I have a query about comparing binned data (and the theoretical validity of doing so) and would be very grateful if anyone can help. In one of our experiments, we're detecting the distribution of two types of cells from a feature in histological data. This data is noisy, and in the combined data sets, Cell Type 1 is much more common (792,859 cells detected) than Cell Type 2 (216,634 cells detected). The distribution of these cells from the feature is shown below (figure (a)). If I'm not mistaken (and I may very well be) as these are distinctly not normal distributions, a non-parameterized tests like the two-sample Kolmogorov-Smirnov test should illuminate where these distributions differ. If I perform this test in Matlab on the raw data (kstest2), it rejects the null hypothesis with a p = 1.69 x 10E-9, suggesting very significant differences between the twain.

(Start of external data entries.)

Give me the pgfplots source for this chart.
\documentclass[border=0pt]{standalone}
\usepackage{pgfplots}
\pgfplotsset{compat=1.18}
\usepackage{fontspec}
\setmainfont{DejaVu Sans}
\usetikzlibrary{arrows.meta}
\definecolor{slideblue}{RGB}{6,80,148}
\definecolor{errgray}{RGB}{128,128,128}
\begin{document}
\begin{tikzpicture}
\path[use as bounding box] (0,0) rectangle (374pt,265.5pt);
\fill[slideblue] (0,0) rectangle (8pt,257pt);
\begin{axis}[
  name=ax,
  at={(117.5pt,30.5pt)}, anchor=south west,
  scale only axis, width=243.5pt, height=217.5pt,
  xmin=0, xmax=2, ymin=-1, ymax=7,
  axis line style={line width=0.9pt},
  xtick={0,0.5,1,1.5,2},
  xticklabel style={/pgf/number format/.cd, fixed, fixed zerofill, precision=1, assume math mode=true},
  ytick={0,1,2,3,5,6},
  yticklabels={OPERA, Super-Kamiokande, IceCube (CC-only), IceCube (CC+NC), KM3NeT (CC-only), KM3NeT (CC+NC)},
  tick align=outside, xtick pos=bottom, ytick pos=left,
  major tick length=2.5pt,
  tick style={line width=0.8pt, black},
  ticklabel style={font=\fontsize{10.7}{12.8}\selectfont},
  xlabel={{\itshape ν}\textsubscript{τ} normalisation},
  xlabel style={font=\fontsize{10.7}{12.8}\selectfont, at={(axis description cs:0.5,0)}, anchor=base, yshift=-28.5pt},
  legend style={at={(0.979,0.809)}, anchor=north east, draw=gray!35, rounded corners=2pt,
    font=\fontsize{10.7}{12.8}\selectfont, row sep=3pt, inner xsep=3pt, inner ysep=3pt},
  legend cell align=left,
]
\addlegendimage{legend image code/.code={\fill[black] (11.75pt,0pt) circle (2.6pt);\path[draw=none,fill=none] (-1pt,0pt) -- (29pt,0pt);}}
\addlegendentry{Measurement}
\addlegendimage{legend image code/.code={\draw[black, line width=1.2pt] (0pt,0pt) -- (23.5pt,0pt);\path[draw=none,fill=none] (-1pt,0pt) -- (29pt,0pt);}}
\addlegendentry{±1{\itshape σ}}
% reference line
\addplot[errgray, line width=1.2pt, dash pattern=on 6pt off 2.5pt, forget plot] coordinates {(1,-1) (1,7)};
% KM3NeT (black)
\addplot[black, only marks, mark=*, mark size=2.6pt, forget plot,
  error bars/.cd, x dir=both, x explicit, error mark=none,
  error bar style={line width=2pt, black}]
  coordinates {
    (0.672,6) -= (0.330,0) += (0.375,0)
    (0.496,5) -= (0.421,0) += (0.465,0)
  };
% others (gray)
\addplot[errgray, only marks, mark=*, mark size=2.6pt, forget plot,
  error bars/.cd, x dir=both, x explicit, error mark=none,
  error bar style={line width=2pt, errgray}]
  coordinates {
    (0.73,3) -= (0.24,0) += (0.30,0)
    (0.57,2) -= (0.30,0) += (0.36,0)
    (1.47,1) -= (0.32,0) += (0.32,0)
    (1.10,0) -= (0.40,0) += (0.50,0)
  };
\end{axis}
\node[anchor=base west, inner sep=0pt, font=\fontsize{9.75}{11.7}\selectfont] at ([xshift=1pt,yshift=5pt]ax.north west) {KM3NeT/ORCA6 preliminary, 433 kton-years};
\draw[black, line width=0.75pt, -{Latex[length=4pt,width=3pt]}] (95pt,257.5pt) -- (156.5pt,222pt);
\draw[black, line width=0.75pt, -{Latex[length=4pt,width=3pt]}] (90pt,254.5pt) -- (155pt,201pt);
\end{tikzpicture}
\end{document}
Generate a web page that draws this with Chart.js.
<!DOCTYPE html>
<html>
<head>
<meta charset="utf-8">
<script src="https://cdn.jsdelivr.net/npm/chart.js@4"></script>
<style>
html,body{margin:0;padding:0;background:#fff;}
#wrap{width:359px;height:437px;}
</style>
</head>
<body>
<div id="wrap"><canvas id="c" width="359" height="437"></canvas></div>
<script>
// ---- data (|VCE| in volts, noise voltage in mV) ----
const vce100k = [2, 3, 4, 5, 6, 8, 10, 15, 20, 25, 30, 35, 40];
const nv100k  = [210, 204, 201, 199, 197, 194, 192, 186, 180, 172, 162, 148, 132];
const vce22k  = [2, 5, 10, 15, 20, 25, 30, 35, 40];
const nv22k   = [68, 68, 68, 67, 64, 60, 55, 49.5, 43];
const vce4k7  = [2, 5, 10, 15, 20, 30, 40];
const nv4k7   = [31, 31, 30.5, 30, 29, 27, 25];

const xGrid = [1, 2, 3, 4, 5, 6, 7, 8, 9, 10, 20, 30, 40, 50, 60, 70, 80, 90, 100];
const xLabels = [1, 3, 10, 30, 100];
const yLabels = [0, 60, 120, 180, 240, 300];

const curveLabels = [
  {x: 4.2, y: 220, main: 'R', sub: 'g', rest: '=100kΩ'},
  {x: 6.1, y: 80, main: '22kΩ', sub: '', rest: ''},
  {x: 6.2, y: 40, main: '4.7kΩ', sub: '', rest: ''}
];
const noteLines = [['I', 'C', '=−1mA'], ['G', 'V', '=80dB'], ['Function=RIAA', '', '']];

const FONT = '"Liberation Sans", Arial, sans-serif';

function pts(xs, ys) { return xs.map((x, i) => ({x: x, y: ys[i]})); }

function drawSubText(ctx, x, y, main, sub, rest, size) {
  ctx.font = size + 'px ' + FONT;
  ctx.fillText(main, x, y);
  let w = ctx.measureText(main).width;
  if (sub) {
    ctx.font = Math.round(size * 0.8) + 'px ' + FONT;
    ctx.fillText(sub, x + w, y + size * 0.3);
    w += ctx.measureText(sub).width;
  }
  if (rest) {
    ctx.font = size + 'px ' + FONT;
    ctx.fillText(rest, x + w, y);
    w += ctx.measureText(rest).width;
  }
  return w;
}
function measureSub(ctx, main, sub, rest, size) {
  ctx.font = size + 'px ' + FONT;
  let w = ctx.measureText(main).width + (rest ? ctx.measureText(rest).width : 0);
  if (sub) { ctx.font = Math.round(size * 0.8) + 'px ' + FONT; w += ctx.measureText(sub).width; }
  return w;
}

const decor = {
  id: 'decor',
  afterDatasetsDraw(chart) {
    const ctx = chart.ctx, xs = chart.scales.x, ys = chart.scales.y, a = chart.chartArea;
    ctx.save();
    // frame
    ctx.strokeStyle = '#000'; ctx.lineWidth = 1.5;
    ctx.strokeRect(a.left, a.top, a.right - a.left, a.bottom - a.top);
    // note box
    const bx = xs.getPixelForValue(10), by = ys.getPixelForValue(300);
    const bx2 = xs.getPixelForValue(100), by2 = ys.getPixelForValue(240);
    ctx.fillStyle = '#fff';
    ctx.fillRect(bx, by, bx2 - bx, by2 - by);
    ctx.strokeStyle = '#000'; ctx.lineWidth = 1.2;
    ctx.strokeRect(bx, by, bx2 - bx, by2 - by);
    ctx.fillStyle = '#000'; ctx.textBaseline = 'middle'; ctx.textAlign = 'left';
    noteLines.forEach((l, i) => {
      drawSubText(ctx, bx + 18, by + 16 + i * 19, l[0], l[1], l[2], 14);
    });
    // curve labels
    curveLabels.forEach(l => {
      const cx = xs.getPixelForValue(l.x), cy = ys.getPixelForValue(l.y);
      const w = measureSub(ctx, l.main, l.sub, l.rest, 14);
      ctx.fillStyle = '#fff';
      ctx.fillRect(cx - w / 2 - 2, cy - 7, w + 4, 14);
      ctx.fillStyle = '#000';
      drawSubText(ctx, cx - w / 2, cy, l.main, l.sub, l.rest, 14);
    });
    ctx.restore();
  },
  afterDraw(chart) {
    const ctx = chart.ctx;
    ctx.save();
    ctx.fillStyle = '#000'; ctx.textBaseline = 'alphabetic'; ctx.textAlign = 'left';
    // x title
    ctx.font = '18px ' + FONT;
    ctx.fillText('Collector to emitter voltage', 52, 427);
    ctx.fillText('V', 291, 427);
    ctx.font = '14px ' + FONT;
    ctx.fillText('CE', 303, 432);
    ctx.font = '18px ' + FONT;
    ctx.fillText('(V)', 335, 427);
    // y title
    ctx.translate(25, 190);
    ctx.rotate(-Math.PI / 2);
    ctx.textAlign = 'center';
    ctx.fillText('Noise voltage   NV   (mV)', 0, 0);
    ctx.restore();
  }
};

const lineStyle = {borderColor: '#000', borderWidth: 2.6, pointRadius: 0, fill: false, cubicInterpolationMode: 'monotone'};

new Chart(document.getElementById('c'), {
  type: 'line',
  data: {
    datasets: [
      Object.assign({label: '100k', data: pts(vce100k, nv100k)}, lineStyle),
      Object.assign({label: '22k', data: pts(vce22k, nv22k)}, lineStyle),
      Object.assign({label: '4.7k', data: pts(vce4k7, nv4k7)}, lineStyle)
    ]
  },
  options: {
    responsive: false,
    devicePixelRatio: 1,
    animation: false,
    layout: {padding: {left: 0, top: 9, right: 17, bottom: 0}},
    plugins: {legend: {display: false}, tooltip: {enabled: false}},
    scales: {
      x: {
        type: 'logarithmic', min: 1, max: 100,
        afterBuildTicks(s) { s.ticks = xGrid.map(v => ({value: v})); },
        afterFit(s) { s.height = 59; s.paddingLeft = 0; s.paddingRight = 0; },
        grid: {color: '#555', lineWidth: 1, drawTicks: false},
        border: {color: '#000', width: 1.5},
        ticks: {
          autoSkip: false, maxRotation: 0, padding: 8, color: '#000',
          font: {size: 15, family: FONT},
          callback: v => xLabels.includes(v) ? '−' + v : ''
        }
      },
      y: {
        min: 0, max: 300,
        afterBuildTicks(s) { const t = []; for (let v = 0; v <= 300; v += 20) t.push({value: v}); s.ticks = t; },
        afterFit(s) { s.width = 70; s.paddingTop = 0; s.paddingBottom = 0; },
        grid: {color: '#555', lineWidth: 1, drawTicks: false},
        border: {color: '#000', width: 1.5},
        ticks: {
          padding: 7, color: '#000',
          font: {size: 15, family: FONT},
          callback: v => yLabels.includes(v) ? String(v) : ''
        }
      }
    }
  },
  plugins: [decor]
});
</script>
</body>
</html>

However, I also know the algorithm and data is noisy, and is probably only accurate to 20 microns - so if I then bin the data into 20 micron groupings, as shown below in figure (b). Now if I run the KS two sample test on the binned data, the null hypothesis is accepted with p = 0.056.
My query is which is best practice, and why the discrepancy between results? I should note that my suspicion is that these cells have essentially the same distribution but different frequency, but rather than mangle the statistics I thought I'd ask the experts - thanks in advance for anything you can tell me!